On September 29, Ukrainians remembered one of the most tragic pages in the history of World War II: 78 years ago Babyn Yar Ravine in Kyiv became a site of mass killings of innocent civilians carried out by the Nazis. On the occasion, President Volodymyr Zelensky addressed Ukrainian people with the following words, “With deep sorrow we remember today one of the most tragic events of our past. Seventy-eight years ago, the Nazis began the massacres of civilian population in Babyn Yar Ravine. The policy of unheard-of attrocities designed by Third Reich apologists for racial purity led to the planned extermination of Jews in the countries occupied by the Nazis”. In his address, the President said that in Babyn Yar Ravine the Nazi regime had executed thousands of Soviet prisoners of war, members of Ukrainian liberation movement, so called “regime violators”, and all those who prevented the occupants from established their man-hateful New Order.

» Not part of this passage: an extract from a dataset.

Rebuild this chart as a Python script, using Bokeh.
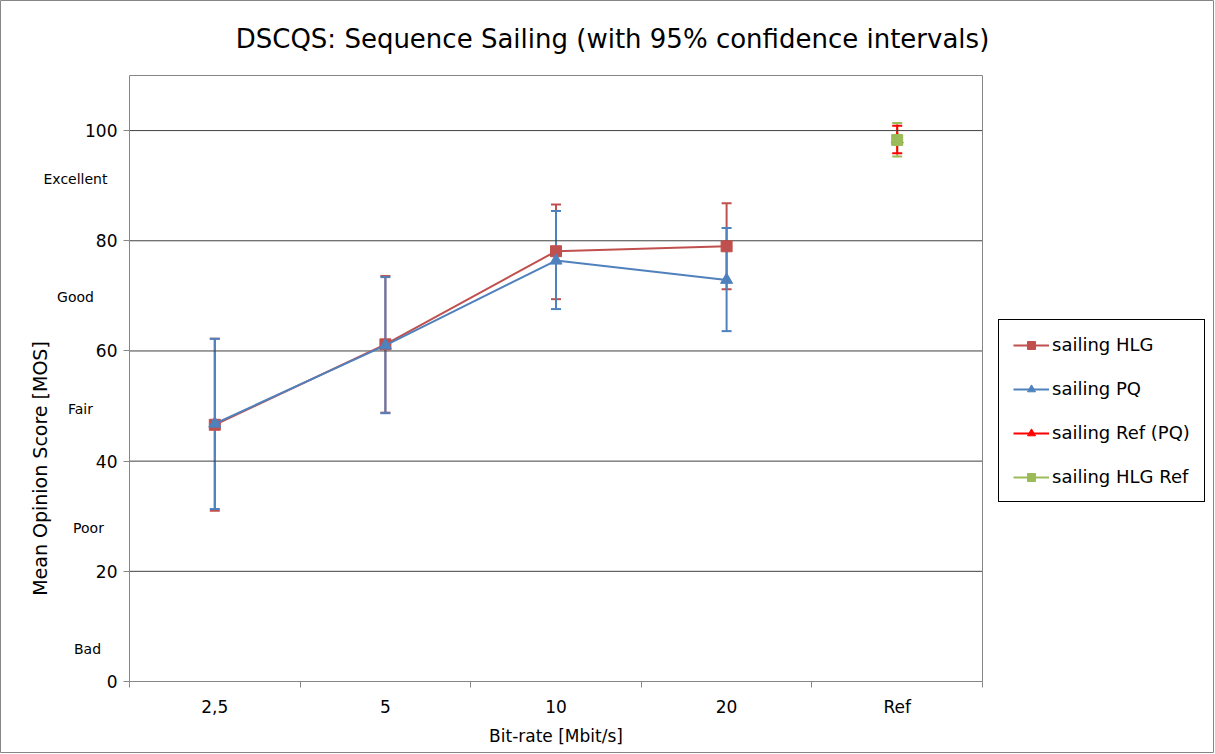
from bokeh.plotting import figure
from bokeh.models import (ColumnDataSource, Whisker, TeeHead, Legend, LegendItem,
                          FixedTicker, Label, Range1d)
from bokeh.embed import file_html
from bokeh.resources import INLINE
import math

# ---------------- data ----------------
categories = ["2,5", "5", "10", "20", "Ref"]
quality_labels = ["Excellent", "Good", "Fair", "Poor", "Bad"]

hlg_mean = [46.6, 61.2, 78.1, 79.0]
hlg_upper = [62.2, 73.6, 86.6, 86.8]
hlg_lower = [31.0, 48.8, 69.4, 71.2]

pq_mean = [46.8, 61.0, 76.4, 72.9]
pq_upper = [62.2, 73.4, 85.4, 82.3]
pq_lower = [31.3, 48.7, 67.6, 63.6]

ref_pq_mean = [98.4]
ref_pq_upper = [100.9]
ref_pq_lower = [95.9]

ref_hlg_mean = [98.3]
ref_hlg_upper = [101.4]
ref_hlg_lower = [95.3]

y_ticks = [0, 20, 40, 60, 80, 100]
Y_MAX = 110

# ---------------- layout (pixels) ----------------
W, H = 1214, 753
PL, PR, PT, PB = 129, 982, 75, 681     # plot area edges in canvas pixels

n = len(categories)
xc = [i + 0.5 for i in range(n)]
bounds = list(range(n + 1))

ux = (PR - PL) / n            # px per x unit
uy = (PB - PT) / Y_MAX        # px per y unit
x_start = -PL / ux
x_end = n + (W - PR) / ux
y_start = -(H - PB) / uy
y_end = Y_MAX + PT / uy


def dx(px):
    return x_start + px / ux


def dy(py):
    return y_end - py / uy


FONT = "DejaVu Sans"

p = figure(width=W, height=H, output_backend="svg", toolbar_location=None,
           x_range=Range1d(x_start, x_end), y_range=Range1d(y_start, y_end),
           min_border=0)
p.outline_line_color = "#868686"
p.background_fill_color = "white"
p.border_fill_color = "white"
p.xgrid.visible = False
p.ygrid.visible = False

# grid lines inside plot area
gsrc = ColumnDataSource(dict(y=y_ticks[1:], x0=[0] * 5, x1=[n] * 5))
p.segment(x0="x0", x1="x1", y0="y", y1="y", source=gsrc, line_color="#404040", line_width=1)
# plot-area border (top / right)
p.segment(x0=[0, n], x1=[n, n], y0=[Y_MAX, 0], y1=[Y_MAX, Y_MAX], line_color="#868686", line_width=1)

# axes
p.xaxis.fixed_location = 0
p.xaxis.bounds = (0, n)
p.xaxis.ticker = FixedTicker(ticks=xc, minor_ticks=bounds)
p.xaxis.major_label_overrides = {x: c for x, c in zip(xc, categories)}
p.xaxis.major_tick_out = 0
p.xaxis.major_tick_in = 0
p.xaxis.minor_tick_out = 6
p.xaxis.minor_tick_in = 0
p.xaxis.minor_tick_line_color = "#868686"
p.xaxis.axis_line_color = "#868686"
p.xaxis.major_label_text_font = FONT
p.xaxis.major_label_text_font_size = "17px"
p.xaxis.major_label_text_color = "black"
p.xaxis.major_label_standoff = 9
p.xaxis.axis_label = "Bit-rate [Mbit/s]"
p.xaxis.axis_label_text_font = FONT
p.xaxis.axis_label_text_font_size = "17px"
p.xaxis.axis_label_text_font_style = "normal"
p.xaxis.axis_label_text_color = "black"
p.xaxis.axis_label_standoff = 6

p.yaxis.fixed_location = 0
p.yaxis.bounds = (0, Y_MAX)
p.yaxis.ticker = FixedTicker(ticks=y_ticks, minor_ticks=[])
p.yaxis.major_tick_out = 6
p.yaxis.major_tick_in = 0
p.yaxis.major_tick_line_color = "#868686"
p.yaxis.axis_line_color = "#868686"
p.yaxis.major_label_text_font = FONT
p.yaxis.major_label_text_font_size = "17px"
p.yaxis.major_label_text_color = "black"
p.yaxis.major_label_standoff = 6

RED = "#C0504D"
BLUE = "#4F81BD"
PURE_RED = "#FF0000"
GREEN = "#9BBB59"


def add_whisker(xs, lo, hi, color):
    src = ColumnDataSource(dict(x=xs, lower=lo, upper=hi))
    w = Whisker(base="x", lower="lower", upper="upper", source=src,
                line_color=color, line_width=2,
                upper_head=TeeHead(size=10, line_color=color, line_width=2),
                lower_head=TeeHead(size=10, line_color=color, line_width=2))
    p.add_layout(w)


# HLG
add_whisker(xc[:4], hlg_lower, hlg_upper, RED)
hlg_src = ColumnDataSource(dict(x=xc[:4], y=hlg_mean))
l_hlg = p.line("x", "y", source=hlg_src, line_color=RED, line_width=2)
s_hlg = p.scatter("x", "y", source=hlg_src, marker="square", size=11,
                  fill_color=RED, line_color=RED)

# PQ
add_whisker(xc[:4], pq_lower, pq_upper, BLUE)
pq_src = ColumnDataSource(dict(x=xc[:4], y=pq_mean))
l_pq = p.line("x", "y", source=pq_src, line_color=BLUE, line_width=2)
s_pq = p.scatter("x", "y", source=pq_src, marker="triangle", size=12,
                 fill_color=BLUE, line_color=BLUE)

# Ref
add_whisker(xc[4:], ref_hlg_lower, ref_hlg_upper, GREEN)
add_whisker(xc[4:], ref_pq_lower, ref_pq_upper, PURE_RED)
rpq_src = ColumnDataSource(dict(x=xc[4:], y=ref_pq_mean))
l_rpq = p.line("x", "y", source=rpq_src, line_color=PURE_RED, line_width=2)
s_rpq = p.scatter("x", "y", source=rpq_src, marker="triangle", size=12,
                  fill_color=PURE_RED, line_color=PURE_RED)
rhlg_src = ColumnDataSource(dict(x=xc[4:], y=ref_hlg_mean))
l_rhlg = p.line("x", "y", source=rhlg_src, line_color=GREEN, line_width=2)
s_rhlg = p.scatter("x", "y", source=rhlg_src, marker="square", size=11,
                   fill_color=GREEN, line_color=GREEN)

legend = Legend(items=[
    LegendItem(label="sailing HLG", renderers=[l_hlg, s_hlg]),
    LegendItem(label="sailing PQ", renderers=[l_pq, s_pq]),
    LegendItem(label="sailing Ref (PQ)", renderers=[l_rpq, s_rpq]),
    LegendItem(label="sailing HLG Ref", renderers=[l_rhlg, s_rhlg]),
], location=(998, H - 502), margin=0, padding=14, spacing=23,
    glyph_width=36, glyph_height=20, label_height=20, label_standoff=3,
    label_text_font=FONT, label_text_font_size="18px", label_text_color="black",
    border_line_color="black", border_line_width=1, border_line_alpha=1.0,
    background_fill_color="white", background_fill_alpha=1.0)
p.add_layout(legend, "center")

# quality labels left of axis
q_px = [(75, 178), (75, 296), (80, 408), (88, 527), (87, 648)]
for t, (px, py) in zip(quality_labels, q_px):
    p.add_layout(Label(x=dx(px), y=dy(py), text=t, text_align="center", text_baseline="middle",
                       text_font=FONT, text_font_size="14px", text_color="black"))

# y axis label
p.add_layout(Label(x=dx(39), y=dy(468), text="Mean Opinion Score [MOS]", angle=math.pi / 2,
                   text_align="center", text_baseline="middle",
                   text_font=FONT, text_font_size="19px", text_color="black"))

# title
p.add_layout(Label(x=dx(612), y=dy(38), text="DSCQS: Sequence Sailing (with 95% confidence intervals)",
                   text_align="center", text_baseline="middle",
                   text_font=FONT, text_font_size="26px", text_color="black"))

open("out.html", "w").write(file_html(p, INLINE))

Volodymyr Zelensky has stressed that Ukraine remembers with gratitude those ordinary people who risking their lives rescued their countrymen from imminent death. “We should remember tragic events of history not only to revere the memory of the killed but also to draw conclusions from the past so that we won’t make mistakes in the future. The memory of Babyn Yar and Holocaust has to be a warning to all the mankind that the ideology of hostility and violance can throw us back into that horrible past when man’s life, the most precious thing on Earth, was the small coin in the hands of dictators. I’m convinced that Ukrainian people will always be unanimous in their efforts to stop any manifestation of racial or ethnic hatred”, said the President.

The march of memory to commemorate the Babyn Yar tragedy took place on September 29 in Kyiv. Hundreds of people from across Ukraine came to Kyiv and marched to the monument “Menorah” in Babyn Yar. They walked along the same road that the Jews went to their death on September 19-20, 1941.

From September 1941 to the end of September 1943, Babyn Yar was a site of regular shootings and burials perpetrated by the Nazis. Their victims were the Jews, Romanies, Soviet prisoners of war, Ukrainian patriots. Babyn Yar has become a necropolis of more than 100 000 civilians and soldiers.